**BRIEF:** The data below should be restated word for word, with every picture omitted.

**DATA SEGMENT:**
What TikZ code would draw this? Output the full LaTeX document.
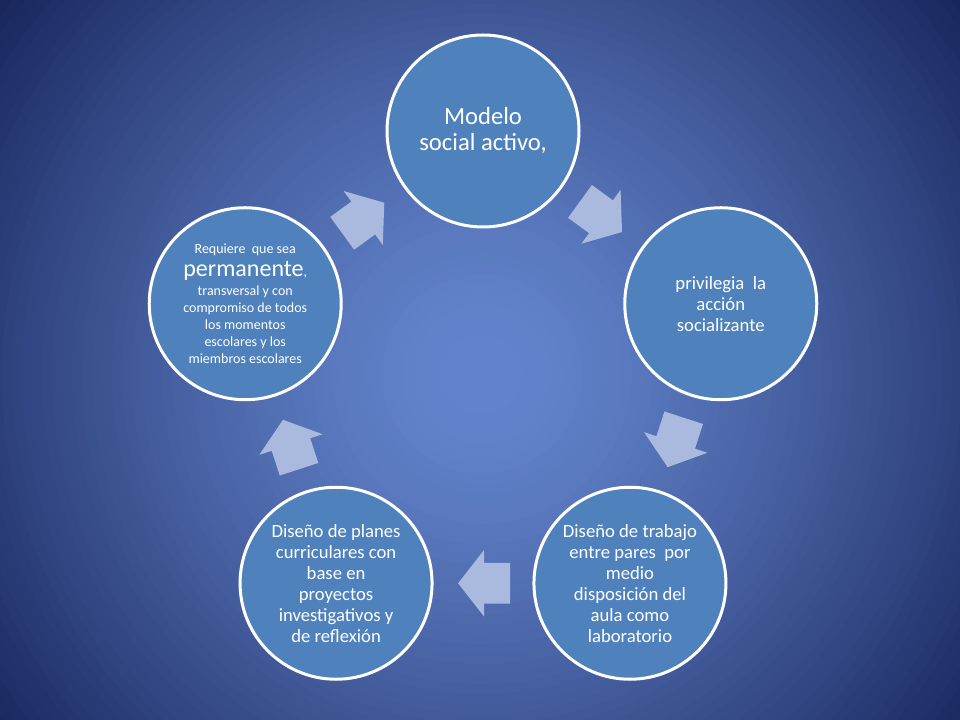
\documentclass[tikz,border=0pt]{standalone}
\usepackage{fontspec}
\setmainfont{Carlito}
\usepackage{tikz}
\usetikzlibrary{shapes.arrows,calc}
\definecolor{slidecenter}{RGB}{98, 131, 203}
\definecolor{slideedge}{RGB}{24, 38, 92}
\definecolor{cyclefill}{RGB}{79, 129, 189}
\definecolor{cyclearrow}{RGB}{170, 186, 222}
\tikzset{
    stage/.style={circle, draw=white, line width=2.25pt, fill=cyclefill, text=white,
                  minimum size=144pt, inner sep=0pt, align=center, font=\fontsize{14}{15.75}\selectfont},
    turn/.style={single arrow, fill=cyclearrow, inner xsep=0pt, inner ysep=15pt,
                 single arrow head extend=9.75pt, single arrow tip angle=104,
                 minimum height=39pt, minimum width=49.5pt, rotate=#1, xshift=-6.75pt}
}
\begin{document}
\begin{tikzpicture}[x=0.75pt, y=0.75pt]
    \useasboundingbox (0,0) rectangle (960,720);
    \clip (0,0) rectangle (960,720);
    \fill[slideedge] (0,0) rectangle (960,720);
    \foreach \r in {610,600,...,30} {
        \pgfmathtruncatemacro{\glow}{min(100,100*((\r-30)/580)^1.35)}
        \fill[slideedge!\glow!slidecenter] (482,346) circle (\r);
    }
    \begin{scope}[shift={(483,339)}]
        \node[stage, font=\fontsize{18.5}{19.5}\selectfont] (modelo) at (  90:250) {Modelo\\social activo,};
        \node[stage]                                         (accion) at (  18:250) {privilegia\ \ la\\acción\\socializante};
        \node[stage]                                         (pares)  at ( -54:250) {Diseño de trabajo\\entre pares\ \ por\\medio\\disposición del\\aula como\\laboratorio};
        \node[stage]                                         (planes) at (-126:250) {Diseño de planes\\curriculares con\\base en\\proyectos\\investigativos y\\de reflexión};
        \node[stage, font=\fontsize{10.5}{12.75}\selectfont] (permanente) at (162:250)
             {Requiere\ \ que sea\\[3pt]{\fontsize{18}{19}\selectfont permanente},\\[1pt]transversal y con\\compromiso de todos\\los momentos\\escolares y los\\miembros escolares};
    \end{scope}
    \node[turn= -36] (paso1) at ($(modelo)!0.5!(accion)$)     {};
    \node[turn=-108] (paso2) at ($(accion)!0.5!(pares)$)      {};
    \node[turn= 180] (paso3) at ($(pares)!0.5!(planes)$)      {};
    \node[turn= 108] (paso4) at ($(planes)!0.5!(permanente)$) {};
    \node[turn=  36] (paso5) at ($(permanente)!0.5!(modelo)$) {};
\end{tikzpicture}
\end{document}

**TASK RESPONSE:**
What TikZ code would draw this? Output the full LaTeX document.
\documentclass[tikz,border=0pt]{standalone}
\usepackage{fontspec}
\setmainfont{Carlito}
\usepackage{tikz}
\usetikzlibrary{shapes.arrows,calc}
\definecolor{slidecenter}{RGB}{98, 131, 203}
\definecolor{slideedge}{RGB}{24, 38, 92}
\definecolor{cyclefill}{RGB}{79, 129, 189}
\definecolor{cyclearrow}{RGB}{170, 186, 222}
\tikzset{
    stage/.style={circle, draw=white, line width=2.25pt, fill=cyclefill, text=white,
                  minimum size=144pt, inner sep=0pt, align=center, font=\fontsize{14}{15.75}\selectfont},
    turn/.style={single arrow, fill=cyclearrow, inner xsep=0pt, inner ysep=15pt,
                 single arrow head extend=9.75pt, single arrow tip angle=104,
                 minimum height=39pt, minimum width=49.5pt, rotate=#1, xshift=-6.75pt}
}
\begin{document}
\begin{tikzpicture}[x=0.75pt, y=0.75pt]
    \useasboundingbox (0,0) rectangle (960,720);
    \clip (0,0) rectangle (960,720);
    \fill[slideedge] (0,0) rectangle (960,720);
    \foreach \r in {610,600,...,30} {
        \pgfmathtruncatemacro{\glow}{min(100,100*((\r-30)/580)^1.35)}
        \fill[slideedge!\glow!slidecenter] (482,346) circle (\r);
    }
    \begin{scope}[shift={(483,339)}]
        \node[stage, font=\fontsize{18.5}{19.5}\selectfont] (modelo) at (  90:250) {Modelo\\social activo,};
        \node[stage]                                         (accion) at (  18:250) {privilegia\ \ la\\acción\\socializante};
        \node[stage]                                         (pares)  at ( -54:250) {Diseño de trabajo\\entre pares\ \ por\\medio\\disposición del\\aula como\\laboratorio};
        \node[stage]                                         (planes) at (-126:250) {Diseño de planes\\curriculares con\\base en\\proyectos\\investigativos y\\de reflexión};
        \node[stage, font=\fontsize{10.5}{12.75}\selectfont] (permanente) at (162:250)
             {Requiere\ \ que sea\\[3pt]{\fontsize{18}{19}\selectfont permanente},\\[1pt]transversal y con\\compromiso de todos\\los momentos\\escolares y los\\miembros escolares};
    \end{scope}
    \node[turn= -36] (paso1) at ($(modelo)!0.5!(accion)$)     {};
    \node[turn=-108] (paso2) at ($(accion)!0.5!(pares)$)      {};
    \node[turn= 180] (paso3) at ($(pares)!0.5!(planes)$)      {};
    \node[turn= 108] (paso4) at ($(planes)!0.5!(permanente)$) {};
    \node[turn=  36] (paso5) at ($(permanente)!0.5!(modelo)$) {};
\end{tikzpicture}
\end{document}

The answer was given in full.